The boardwalk of movie stars
Les Planches, the wooden boardwalk running along Deauville’s beach, has been the resort’s centrepiece since 1923, and the striped bathing huts lining it are each named for a film star who has attended the Festival du Cinéma Américain de Deauville, the American film festival the town has hosted since 1975 — a small plaque on each cabin names its actor, and we spent an embarrassingly long time walking the length of the boardwalk reading them off. Deauville became fashionable in the mid-19th century when the Duc de Morny, half-brother of Napoléon III, decided the marshy fishing village across the river from Trouville would make an ideal resort for Parisian high society, and the town has more or less kept up the act ever since. We rented two of the striped chairs facing the sea and did nothing for two hours, which felt like the correct way to use the boardwalk.

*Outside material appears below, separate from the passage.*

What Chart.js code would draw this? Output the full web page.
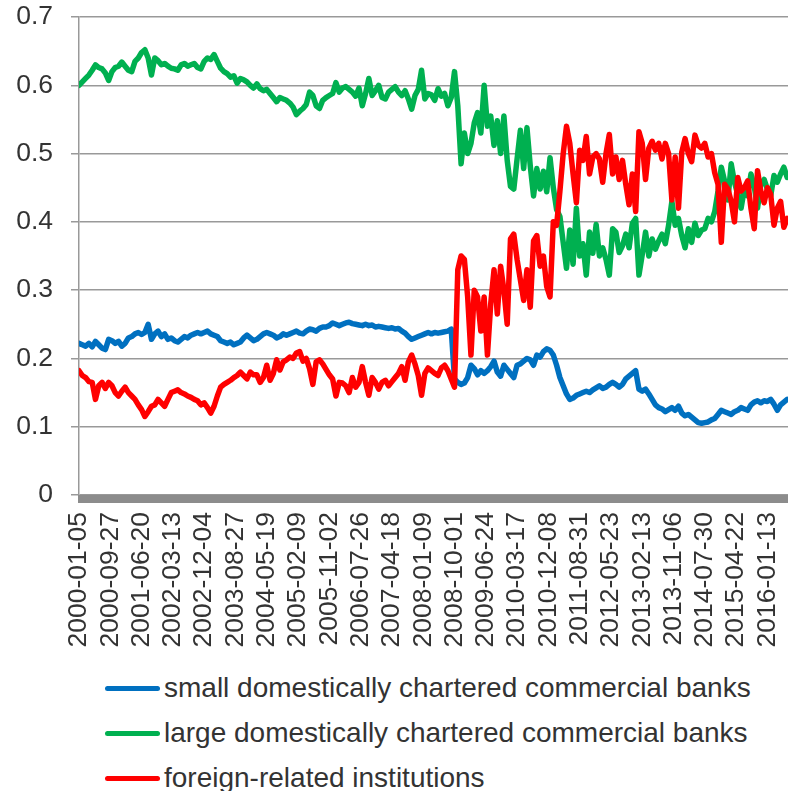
<!DOCTYPE html>
<html>
<head>
<meta charset="utf-8">
<title>Market share by bank group</title>
<script src="https://cdn.jsdelivr.net/npm/chart.js@4.4.1/dist/chart.umd.min.js"></script>
<style>
    body { margin: 0; background: #fff; }
    .wrap { position: relative; width: 792px; height: 791px; }
    .chart-box { position: absolute; left: 0; top: 0; width: 792px; height: 660px; }
    .legend-row {
        position: absolute; left: 105px; height: 30px;
        display: flex; align-items: center;
        font-family: "Liberation Sans", Arial, sans-serif; font-size: 28px; color: #333;
        white-space: nowrap;
    }
    .legend-row .swatch { width: 55px; height: 5px; border-radius: 3px; margin-right: 4px; }
</style>
</head>
<body>
<div class="wrap">
    <div class="chart-box"><canvas id="shareChart"></canvas></div>
    <div class="legend-row" style="top:673px"><span class="swatch" style="background:#0070C0"></span>small domestically chartered commercial banks</div>
    <div class="legend-row" style="top:718px"><span class="swatch" style="background:#00B050"></span>large domestically chartered commercial banks</div>
    <div class="legend-row" style="top:763px"><span class="swatch" style="background:#FF0000"></span>foreign-related institutions</div>
</div>
<script>
// Weekly series starting 2000-01-05, one value kept every 4 weeks
const weekStep = 4;
const labelStep = 38;

const tickLabels = [
    '2000-01-05', '2000-09-27', '2001-06-20', '2002-03-13', '2002-12-04', '2003-08-27',
    '2004-05-19', '2005-02-09', '2005-11-02', '2006-07-26', '2007-04-18', '2008-01-09',
    '2008-10-01', '2009-06-24', '2010-03-17', '2010-12-08', '2011-08-31', '2012-05-23',
    '2013-02-13', '2013-11-06', '2014-07-30', '2015-04-22', '2016-01-13'
];

const smallBanks = [
    0.222, 0.220, 0.218, 0.222, 0.217, 0.225, 0.220, 0.215, 0.213, 0.228,
    0.226, 0.222, 0.225, 0.218, 0.222, 0.230, 0.232, 0.236, 0.238, 0.235,
    0.238, 0.250, 0.228, 0.236, 0.240, 0.232, 0.236, 0.228, 0.230, 0.226,
    0.224, 0.228, 0.232, 0.230, 0.234, 0.236, 0.238, 0.236, 0.238, 0.240,
    0.236, 0.234, 0.232, 0.226, 0.224, 0.222, 0.224, 0.220, 0.222, 0.224,
    0.230, 0.234, 0.230, 0.226,
    0.228, 0.232, 0.236, 0.238, 0.236, 0.234, 0.230, 0.232, 0.236, 0.234,
    0.236, 0.238, 0.240, 0.237, 0.236, 0.240, 0.243, 0.242, 0.240, 0.244,
    0.246, 0.246, 0.248, 0.252, 0.250, 0.248, 0.250, 0.252, 0.253, 0.251,
    0.250, 0.249, 0.248, 0.250, 0.248, 0.249, 0.246, 0.247, 0.246, 0.245,
    0.244, 0.245, 0.243, 0.244, 0.240, 0.237, 0.232, 0.228, 0.230, 0.232,
    0.234, 0.236, 0.238, 0.236, 0.238,
    0.237, 0.238, 0.239, 0.240, 0.243, 0.170, 0.165, 0.162, 0.164, 0.172,
    0.190, 0.185, 0.176, 0.182, 0.178, 0.182, 0.188, 0.196, 0.180, 0.174,
    0.190, 0.184, 0.178, 0.172, 0.190, 0.192, 0.196, 0.200, 0.198, 0.190,
    0.205, 0.202, 0.210, 0.214, 0.212, 0.205, 0.190, 0.172, 0.160, 0.148,
    0.140, 0.142, 0.146, 0.148, 0.150, 0.152, 0.150, 0.154, 0.157, 0.160,
    0.156, 0.158, 0.162, 0.165,
    0.162, 0.158, 0.162, 0.170, 0.174, 0.178, 0.182, 0.155, 0.152, 0.155,
    0.148, 0.140, 0.132, 0.128, 0.126, 0.122, 0.125, 0.128, 0.124, 0.130,
    0.120, 0.116, 0.118, 0.114, 0.110, 0.106, 0.105, 0.106, 0.107, 0.110,
    0.112, 0.118, 0.124, 0.122, 0.120, 0.118, 0.122, 0.124, 0.128, 0.126,
    0.124, 0.132, 0.136, 0.138, 0.135, 0.138, 0.137, 0.140, 0.133, 0.124,
    0.132, 0.136, 0.140
];

const largeBanks = [
    0.600, 0.605, 0.610, 0.615, 0.622, 0.630, 0.626, 0.624, 0.618, 0.607,
    0.620, 0.626, 0.628, 0.634, 0.628, 0.622, 0.620, 0.635, 0.640, 0.648,
    0.652, 0.640, 0.615, 0.640, 0.636, 0.630, 0.632, 0.628, 0.625, 0.624,
    0.622, 0.630, 0.632, 0.628, 0.630, 0.632, 0.626, 0.624, 0.635, 0.640,
    0.638, 0.645, 0.635, 0.625, 0.620, 0.617, 0.612, 0.614, 0.603, 0.610,
    0.608, 0.605, 0.600, 0.596,
    0.602, 0.595, 0.592, 0.594, 0.588, 0.582, 0.576, 0.582, 0.580, 0.578,
    0.574, 0.568, 0.557, 0.562, 0.566, 0.572, 0.590, 0.585, 0.570, 0.566,
    0.578, 0.582, 0.585, 0.588, 0.604, 0.590, 0.596, 0.598, 0.594, 0.590,
    0.584, 0.596, 0.570, 0.588, 0.610, 0.585, 0.592, 0.600, 0.582, 0.580,
    0.590, 0.594, 0.598, 0.590, 0.585, 0.592, 0.580, 0.565, 0.585, 0.594,
    0.622, 0.580, 0.588, 0.586, 0.578,
    0.595, 0.584, 0.588, 0.570, 0.582, 0.620, 0.570, 0.485, 0.530, 0.500,
    0.515, 0.545, 0.560, 0.530, 0.600, 0.540, 0.555, 0.512, 0.548, 0.500,
    0.555, 0.490, 0.452, 0.448, 0.492, 0.534, 0.478, 0.538, 0.482, 0.438,
    0.478, 0.448, 0.474, 0.444, 0.494, 0.450, 0.418, 0.408, 0.370, 0.332,
    0.388, 0.338, 0.420, 0.350, 0.368, 0.322, 0.385, 0.354, 0.396, 0.350,
    0.362, 0.345, 0.322, 0.390,
    0.385, 0.355, 0.365, 0.382, 0.362, 0.398, 0.405, 0.322, 0.352, 0.385,
    0.350, 0.375, 0.360, 0.372, 0.382, 0.368, 0.395, 0.430, 0.395, 0.405,
    0.380, 0.362, 0.390, 0.370, 0.398, 0.380, 0.388, 0.390, 0.405, 0.400,
    0.415, 0.445, 0.480, 0.460, 0.432, 0.485, 0.458, 0.440, 0.420, 0.448,
    0.438, 0.470, 0.452, 0.420, 0.455, 0.462, 0.448, 0.438, 0.468, 0.458,
    0.470, 0.480, 0.465
];

const foreignInst = [
    0.182, 0.175, 0.172, 0.166, 0.165, 0.140, 0.160, 0.165, 0.156, 0.165,
    0.160, 0.150, 0.145, 0.152, 0.158, 0.150, 0.145, 0.140, 0.132, 0.125,
    0.115, 0.122, 0.130, 0.132, 0.140, 0.135, 0.130, 0.140, 0.150, 0.152,
    0.154, 0.150, 0.148, 0.145, 0.143, 0.140, 0.138, 0.132, 0.135, 0.128,
    0.120, 0.130, 0.145, 0.158, 0.162, 0.165, 0.168, 0.172, 0.175, 0.180,
    0.175, 0.170, 0.180, 0.176,
    0.176, 0.165, 0.172, 0.190, 0.168, 0.178, 0.198, 0.183, 0.195, 0.198,
    0.202, 0.200, 0.208, 0.210, 0.196, 0.200, 0.185, 0.162, 0.195, 0.198,
    0.192, 0.184, 0.176, 0.170, 0.145, 0.165, 0.164, 0.160, 0.150, 0.172,
    0.158, 0.165, 0.188, 0.165, 0.146, 0.172, 0.165, 0.155, 0.165, 0.168,
    0.160, 0.166, 0.172, 0.178, 0.188, 0.168, 0.195, 0.205, 0.192, 0.175,
    0.146, 0.178, 0.186, 0.182, 0.178,
    0.175, 0.186, 0.190, 0.182, 0.170, 0.158, 0.330, 0.350, 0.345, 0.290,
    0.205, 0.300, 0.290, 0.240, 0.290, 0.205, 0.280, 0.330, 0.265, 0.335,
    0.300, 0.250, 0.375, 0.382, 0.345, 0.315, 0.285, 0.330, 0.275, 0.372,
    0.380, 0.335, 0.350, 0.305, 0.290, 0.400, 0.395, 0.445, 0.500, 0.540,
    0.515, 0.470, 0.428, 0.505, 0.490, 0.525, 0.470, 0.495, 0.500, 0.492,
    0.458, 0.500, 0.528, 0.470,
    0.495, 0.462, 0.490, 0.455, 0.425, 0.470, 0.415, 0.532, 0.515, 0.462,
    0.508, 0.518, 0.505, 0.515, 0.492, 0.515, 0.500, 0.432, 0.495, 0.420,
    0.502, 0.522, 0.500, 0.488, 0.527, 0.512, 0.508, 0.515, 0.495, 0.500,
    0.472, 0.455, 0.370, 0.455, 0.448, 0.430, 0.400, 0.465, 0.445, 0.450,
    0.460, 0.420, 0.390, 0.475, 0.445, 0.428, 0.450, 0.440, 0.395, 0.420,
    0.430, 0.392, 0.405
];

document.addEventListener('DOMContentLoaded', function() {
    const toPoints = values => values.map((v, i) => ({ x: i * weekStep, y: v }));
    const lastWeek = (smallBanks.length - 1) * weekStep + 1;

    // Dense category tick marks under the plot render as a solid grey band
    const axisBand = {
        id: 'axisBand',
        afterDatasetsDraw(chart) {
            const { ctx, chartArea } = chart;
            ctx.save();
            ctx.fillStyle = '#8c8c8c';
            ctx.fillRect(chartArea.left - 1, chartArea.bottom, chartArea.right - chartArea.left + 1, 8);
            ctx.restore();
        }
    };

    Chart.defaults.font.family = '"Liberation Sans", Arial, sans-serif';
    Chart.defaults.font.size = 26.5;
    Chart.defaults.color = '#333';

    const lineStyle = {
        borderWidth: 5.5,
        pointRadius: 0,
        tension: 0,
        borderJoinStyle: 'round',
        borderCapStyle: 'round',
        fill: false
    };

    new Chart(document.getElementById('shareChart'), {
        type: 'line',
        data: {
            datasets: [
                { label: 'small domestically chartered commercial banks', data: toPoints(smallBanks), borderColor: '#0070C0', order: 2, ...lineStyle },
                { label: 'large domestically chartered commercial banks', data: toPoints(largeBanks), borderColor: '#00B050', order: 1, ...lineStyle },
                { label: 'foreign-related institutions', data: toPoints(foreignInst), borderColor: '#FF0000', order: 0, ...lineStyle }
            ]
        },
        options: {
            responsive: true,
            maintainAspectRatio: false,
            animation: false,
            layout: { padding: { top: 17, right: 4, left: 0, bottom: 0 } },
            plugins: {
                legend: { display: false },
                tooltip: { enabled: false }
            },
            scales: {
                x: {
                    type: 'linear',
                    min: 0,
                    max: lastWeek,
                    afterBuildTicks: scale => {
                        scale.ticks = tickLabels.map((_, k) => ({ value: k * labelStep }));
                    },
                    afterFit: scale => {
                        scale.height = 165;
                        scale.paddingLeft = 0;
                        scale.paddingRight = 0;
                    },
                    grid: { display: false, drawTicks: false },
                    border: { display: false },
                    ticks: {
                        autoSkip: false,
                        minRotation: 90,
                        maxRotation: 90,
                        padding: 17,
                        callback: value => tickLabels[Math.round(value / labelStep)]
                    }
                },
                y: {
                    min: 0,
                    max: 0.7,
                    afterFit: scale => {
                        scale.width = 79;
                        scale.paddingTop = 0;
                        scale.paddingBottom = 0;
                    },
                    grid: { color: '#999', lineWidth: 1.5, tickLength: 8 },
                    border: { color: '#999', width: 1.5 },
                    ticks: {
                        stepSize: 0.1,
                        padding: 18,
                        callback: value => value === 0 ? '0' : value.toFixed(1)
                    }
                }
            }
        },
        plugins: [axisBand]
    });
});
</script>
</body>
</html>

Horses, a casino, and the town across the river
Deauville sits directly across the Touques river from Trouville-sur-Mer, an older and noticeably less polished fishing town, and the contrast between the two, a five-minute walk over the footbridge, tells you most of what you need to know about Deauville’s identity. The town is also a serious centre for horse racing and breeding, and we got up early one morning to watch trainers exercising thoroughbreds directly on the beach at low tide, hooves splashing through the shallows in a scene that felt more like a painting than a training session. That evening we walked past the Casino Barrière, its neoclassical façade lit up, and past the grand Normandy Barrière hotel next door, all half-timbering scaled up to palace size, before heading over the bridge to Trouville for a much simpler, much better plate of fried fish.

When to go: Come in September for the film festival atmosphere without full summer crowds, or in early morning any season to catch the horses on the beach before the boardwalk fills up.